> [WHAT THIS TASK INVOLVES] From the very first line of the data to the line containing "6.393, 6.393, 6.393, 6.393, 6.393, 6.393, 6.394, 6.394, 6.395];", retype everything exactly, leaving the pictures behind.

[Begin GIVEN INFORMATION]

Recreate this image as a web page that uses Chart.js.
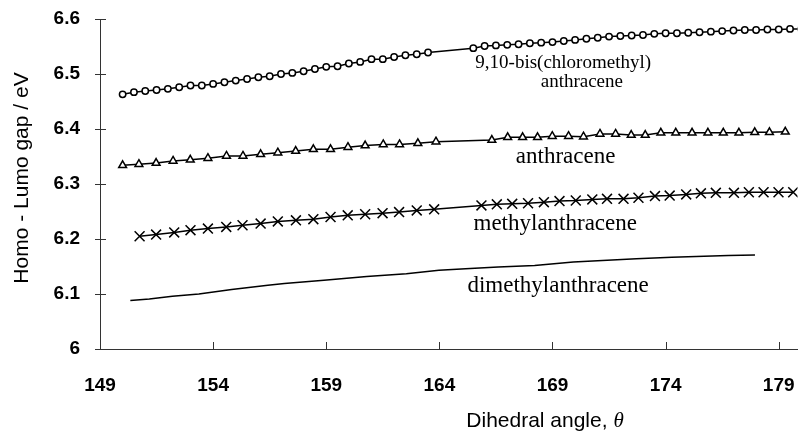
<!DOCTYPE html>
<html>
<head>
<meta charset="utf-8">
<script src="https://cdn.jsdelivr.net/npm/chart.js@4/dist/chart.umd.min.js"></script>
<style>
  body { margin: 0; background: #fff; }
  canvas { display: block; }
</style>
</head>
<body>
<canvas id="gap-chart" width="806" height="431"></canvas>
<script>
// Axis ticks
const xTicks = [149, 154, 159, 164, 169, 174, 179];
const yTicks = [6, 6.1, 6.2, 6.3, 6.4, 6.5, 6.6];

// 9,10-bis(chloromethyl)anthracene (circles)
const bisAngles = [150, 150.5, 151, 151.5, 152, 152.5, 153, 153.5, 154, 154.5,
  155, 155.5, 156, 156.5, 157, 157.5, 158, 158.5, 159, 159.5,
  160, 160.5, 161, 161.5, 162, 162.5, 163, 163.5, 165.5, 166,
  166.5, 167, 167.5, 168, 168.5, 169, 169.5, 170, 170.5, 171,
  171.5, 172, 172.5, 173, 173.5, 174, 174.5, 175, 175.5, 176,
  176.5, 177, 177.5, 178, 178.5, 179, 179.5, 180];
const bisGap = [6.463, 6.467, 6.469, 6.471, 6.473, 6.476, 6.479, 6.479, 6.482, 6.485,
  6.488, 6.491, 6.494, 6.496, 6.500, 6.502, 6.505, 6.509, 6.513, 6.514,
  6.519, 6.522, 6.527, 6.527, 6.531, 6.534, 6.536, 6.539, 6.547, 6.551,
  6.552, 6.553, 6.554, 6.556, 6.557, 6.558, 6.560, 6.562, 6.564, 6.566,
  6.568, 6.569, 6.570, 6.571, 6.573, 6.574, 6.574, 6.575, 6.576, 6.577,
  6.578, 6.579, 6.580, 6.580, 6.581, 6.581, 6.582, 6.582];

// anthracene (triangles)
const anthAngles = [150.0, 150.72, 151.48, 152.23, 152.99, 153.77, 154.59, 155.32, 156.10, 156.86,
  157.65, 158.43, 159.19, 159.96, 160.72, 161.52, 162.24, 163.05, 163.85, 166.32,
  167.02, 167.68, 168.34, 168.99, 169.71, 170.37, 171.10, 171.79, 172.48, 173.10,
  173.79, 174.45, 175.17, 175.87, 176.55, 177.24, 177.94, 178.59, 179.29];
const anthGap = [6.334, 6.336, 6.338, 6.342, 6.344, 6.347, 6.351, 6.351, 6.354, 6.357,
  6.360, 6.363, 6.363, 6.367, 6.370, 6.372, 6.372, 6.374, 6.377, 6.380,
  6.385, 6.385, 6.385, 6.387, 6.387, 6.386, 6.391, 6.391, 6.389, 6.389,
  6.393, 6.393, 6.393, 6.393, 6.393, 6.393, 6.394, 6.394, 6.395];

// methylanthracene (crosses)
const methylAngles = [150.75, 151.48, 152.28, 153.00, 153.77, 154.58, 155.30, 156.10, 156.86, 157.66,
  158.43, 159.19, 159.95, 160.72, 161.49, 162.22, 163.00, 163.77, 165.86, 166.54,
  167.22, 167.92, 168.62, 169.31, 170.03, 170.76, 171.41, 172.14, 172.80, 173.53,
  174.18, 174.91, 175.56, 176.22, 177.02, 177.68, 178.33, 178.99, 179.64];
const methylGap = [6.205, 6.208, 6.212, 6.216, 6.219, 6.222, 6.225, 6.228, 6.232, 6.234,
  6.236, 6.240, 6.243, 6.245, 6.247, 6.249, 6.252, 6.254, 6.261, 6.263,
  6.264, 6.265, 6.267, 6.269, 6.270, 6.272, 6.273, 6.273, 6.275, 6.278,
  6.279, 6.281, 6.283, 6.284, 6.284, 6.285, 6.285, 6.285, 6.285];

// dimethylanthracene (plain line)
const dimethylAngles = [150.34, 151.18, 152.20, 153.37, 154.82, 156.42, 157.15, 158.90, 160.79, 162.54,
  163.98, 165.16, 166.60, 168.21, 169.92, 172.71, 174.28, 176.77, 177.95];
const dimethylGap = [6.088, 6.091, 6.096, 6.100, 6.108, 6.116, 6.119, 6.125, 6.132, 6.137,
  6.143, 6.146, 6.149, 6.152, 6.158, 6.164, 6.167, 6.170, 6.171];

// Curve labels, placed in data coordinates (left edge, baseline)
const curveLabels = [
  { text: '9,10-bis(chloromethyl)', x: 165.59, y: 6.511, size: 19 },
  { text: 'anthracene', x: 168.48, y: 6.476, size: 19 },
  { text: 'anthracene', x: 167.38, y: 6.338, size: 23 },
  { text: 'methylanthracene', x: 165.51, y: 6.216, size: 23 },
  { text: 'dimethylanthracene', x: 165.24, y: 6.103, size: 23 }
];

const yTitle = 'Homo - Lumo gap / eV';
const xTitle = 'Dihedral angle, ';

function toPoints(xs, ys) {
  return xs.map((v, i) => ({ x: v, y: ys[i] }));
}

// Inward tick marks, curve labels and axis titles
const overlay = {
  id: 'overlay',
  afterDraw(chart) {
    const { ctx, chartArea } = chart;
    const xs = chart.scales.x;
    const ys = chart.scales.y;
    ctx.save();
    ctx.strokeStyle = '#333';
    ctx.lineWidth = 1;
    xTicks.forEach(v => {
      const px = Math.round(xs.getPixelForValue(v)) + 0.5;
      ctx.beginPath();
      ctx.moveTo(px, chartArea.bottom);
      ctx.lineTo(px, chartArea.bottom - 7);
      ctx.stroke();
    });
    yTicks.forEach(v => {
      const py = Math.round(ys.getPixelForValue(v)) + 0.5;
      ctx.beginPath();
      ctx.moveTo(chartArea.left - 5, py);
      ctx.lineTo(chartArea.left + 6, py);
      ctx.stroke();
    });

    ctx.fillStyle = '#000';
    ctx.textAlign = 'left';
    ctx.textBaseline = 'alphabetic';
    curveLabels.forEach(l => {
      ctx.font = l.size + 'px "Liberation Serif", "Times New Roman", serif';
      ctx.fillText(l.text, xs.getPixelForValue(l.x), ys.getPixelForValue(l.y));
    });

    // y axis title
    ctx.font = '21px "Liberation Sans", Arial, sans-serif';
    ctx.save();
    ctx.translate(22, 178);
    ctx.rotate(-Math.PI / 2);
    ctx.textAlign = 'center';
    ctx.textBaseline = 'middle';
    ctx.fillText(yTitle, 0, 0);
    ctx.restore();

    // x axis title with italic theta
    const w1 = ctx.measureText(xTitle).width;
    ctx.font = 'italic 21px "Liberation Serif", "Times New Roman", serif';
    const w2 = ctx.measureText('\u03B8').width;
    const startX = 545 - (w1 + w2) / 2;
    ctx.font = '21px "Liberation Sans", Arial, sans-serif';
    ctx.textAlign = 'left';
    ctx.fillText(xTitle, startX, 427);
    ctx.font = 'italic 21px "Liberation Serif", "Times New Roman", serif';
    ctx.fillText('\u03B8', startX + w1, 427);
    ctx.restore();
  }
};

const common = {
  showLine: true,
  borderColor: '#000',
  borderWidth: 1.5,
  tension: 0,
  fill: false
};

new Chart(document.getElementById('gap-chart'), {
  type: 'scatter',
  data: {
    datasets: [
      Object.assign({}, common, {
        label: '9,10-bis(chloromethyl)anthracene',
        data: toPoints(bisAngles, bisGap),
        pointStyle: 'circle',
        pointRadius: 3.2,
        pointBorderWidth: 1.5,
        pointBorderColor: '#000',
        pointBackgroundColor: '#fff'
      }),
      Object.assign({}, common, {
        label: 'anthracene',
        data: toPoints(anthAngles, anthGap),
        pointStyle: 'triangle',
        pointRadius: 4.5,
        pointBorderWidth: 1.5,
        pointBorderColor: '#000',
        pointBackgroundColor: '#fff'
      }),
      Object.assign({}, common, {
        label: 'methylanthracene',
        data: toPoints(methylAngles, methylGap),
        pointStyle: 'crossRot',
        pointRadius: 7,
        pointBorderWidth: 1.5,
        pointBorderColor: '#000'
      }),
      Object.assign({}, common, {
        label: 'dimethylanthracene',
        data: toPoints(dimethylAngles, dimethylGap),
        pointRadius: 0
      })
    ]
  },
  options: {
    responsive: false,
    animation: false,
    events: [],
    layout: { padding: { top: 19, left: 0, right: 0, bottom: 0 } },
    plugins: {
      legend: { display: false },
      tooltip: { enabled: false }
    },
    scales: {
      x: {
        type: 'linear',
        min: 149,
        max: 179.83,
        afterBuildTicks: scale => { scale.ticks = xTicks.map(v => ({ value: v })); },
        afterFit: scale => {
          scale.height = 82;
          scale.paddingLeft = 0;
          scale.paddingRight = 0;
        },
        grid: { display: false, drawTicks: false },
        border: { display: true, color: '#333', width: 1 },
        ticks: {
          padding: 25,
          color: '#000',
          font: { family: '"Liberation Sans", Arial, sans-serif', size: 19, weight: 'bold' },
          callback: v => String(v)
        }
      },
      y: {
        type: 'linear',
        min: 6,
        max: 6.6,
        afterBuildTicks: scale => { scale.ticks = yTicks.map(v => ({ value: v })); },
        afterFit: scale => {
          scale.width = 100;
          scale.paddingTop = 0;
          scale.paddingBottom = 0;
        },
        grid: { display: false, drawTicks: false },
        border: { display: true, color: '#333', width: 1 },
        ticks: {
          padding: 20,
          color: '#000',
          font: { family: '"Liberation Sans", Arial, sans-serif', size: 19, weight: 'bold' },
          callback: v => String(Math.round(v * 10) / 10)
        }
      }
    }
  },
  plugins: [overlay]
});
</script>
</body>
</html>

[End GIVEN INFORMATION]

> [ANSWER FOR THIS EXERCISE]
Recreate this image as a web page that uses Chart.js.
<!DOCTYPE html>
<html>
<head>
<meta charset="utf-8">
<script src="https://cdn.jsdelivr.net/npm/chart.js@4/dist/chart.umd.min.js"></script>
<style>
  body { margin: 0; background: #fff; }
  canvas { display: block; }
</style>
</head>
<body>
<canvas id="gap-chart" width="806" height="431"></canvas>
<script>
// Axis ticks
const xTicks = [149, 154, 159, 164, 169, 174, 179];
const yTicks = [6, 6.1, 6.2, 6.3, 6.4, 6.5, 6.6];

// 9,10-bis(chloromethyl)anthracene (circles)
const bisAngles = [150, 150.5, 151, 151.5, 152, 152.5, 153, 153.5, 154, 154.5,
  155, 155.5, 156, 156.5, 157, 157.5, 158, 158.5, 159, 159.5,
  160, 160.5, 161, 161.5, 162, 162.5, 163, 163.5, 165.5, 166,
  166.5, 167, 167.5, 168, 168.5, 169, 169.5, 170, 170.5, 171,
  171.5, 172, 172.5, 173, 173.5, 174, 174.5, 175, 175.5, 176,
  176.5, 177, 177.5, 178, 178.5, 179, 179.5, 180];
const bisGap = [6.463, 6.467, 6.469, 6.471, 6.473, 6.476, 6.479, 6.479, 6.482, 6.485,
  6.488, 6.491, 6.494, 6.496, 6.500, 6.502, 6.505, 6.509, 6.513, 6.514,
  6.519, 6.522, 6.527, 6.527, 6.531, 6.534, 6.536, 6.539, 6.547, 6.551,
  6.552, 6.553, 6.554, 6.556, 6.557, 6.558, 6.560, 6.562, 6.564, 6.566,
  6.568, 6.569, 6.570, 6.571, 6.573, 6.574, 6.574, 6.575, 6.576, 6.577,
  6.578, 6.579, 6.580, 6.580, 6.581, 6.581, 6.582, 6.582];

// anthracene (triangles)
const anthAngles = [150.0, 150.72, 151.48, 152.23, 152.99, 153.77, 154.59, 155.32, 156.10, 156.86,
  157.65, 158.43, 159.19, 159.96, 160.72, 161.52, 162.24, 163.05, 163.85, 166.32,
  167.02, 167.68, 168.34, 168.99, 169.71, 170.37, 171.10, 171.79, 172.48, 173.10,
  173.79, 174.45, 175.17, 175.87, 176.55, 177.24, 177.94, 178.59, 179.29];
const anthGap = [6.334, 6.336, 6.338, 6.342, 6.344, 6.347, 6.351, 6.351, 6.354, 6.357,
  6.360, 6.363, 6.363, 6.367, 6.370, 6.372, 6.372, 6.374, 6.377, 6.380,
  6.385, 6.385, 6.385, 6.387, 6.387, 6.386, 6.391, 6.391, 6.389, 6.389,
  6.393, 6.393, 6.393, 6.393, 6.393, 6.393, 6.394, 6.394, 6.395];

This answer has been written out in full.